State Rep. Jake Teshka, R-North Liberty, sponsored the measure. It comes roughly 18 months after the International Organization for Standardization’s Registration and Maintenance Management Group accepted a request made by a New York-based bank. Attorneys general from New York and California also supported the move, saying it would help track suspicious gun sales.


“Lawful Hoosier gun owners shouldn’t have to worry about their firearm purchases being tracked and stored in a database somewhere,” Teshka said last month after his bill passed the House. “Without the protections in this bill, these codes could allow gun-owning citizens’ privacy to be violated simply for exercising a constitutional right.”


Companies found to violate the law would be subject to fines of up to $10,000. While HB1084 takes effect on July 1, provisions related to credit and debit card payments will take effect in October and are limited to only purchases made within the state.


According to the National Shooting Sports Foundation, Indiana joins Florida, Idaho, Mississippi, Montana, North Dakota, Texas, Utah and West Virginia in passing such laws to bar companies from blocking or tracking such transactions.


Similar legislation has been discussed in Tennessee and Ohio among other states.


However, California lawmakers have passed a law requiring retailers to use the code to track purchases considered suspicious.

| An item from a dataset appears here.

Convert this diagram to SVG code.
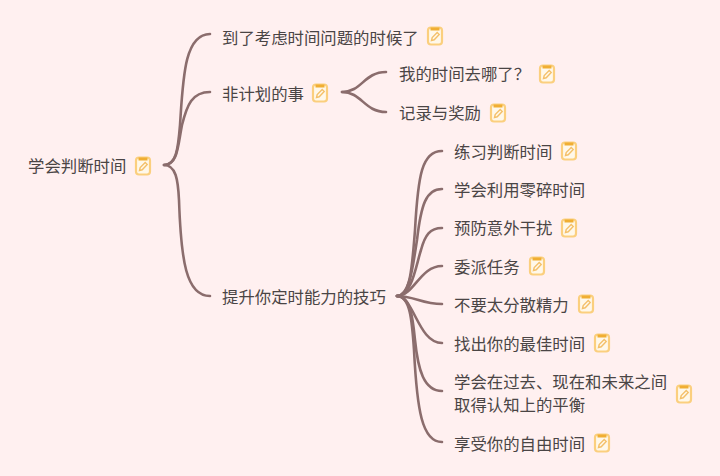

The industry group supported the measure, saying it violates the U.S. Constitution.


“Corporate banks and the federal government have already proven they will run roughshod over Second Amendment and privacy rights,” said Lawrence G. Jeane, the foundation’s senior vice president and general counsel. “The need to safeguard private and legal purchases of firearms and ammunition by law-abiding citizens has never been greater.”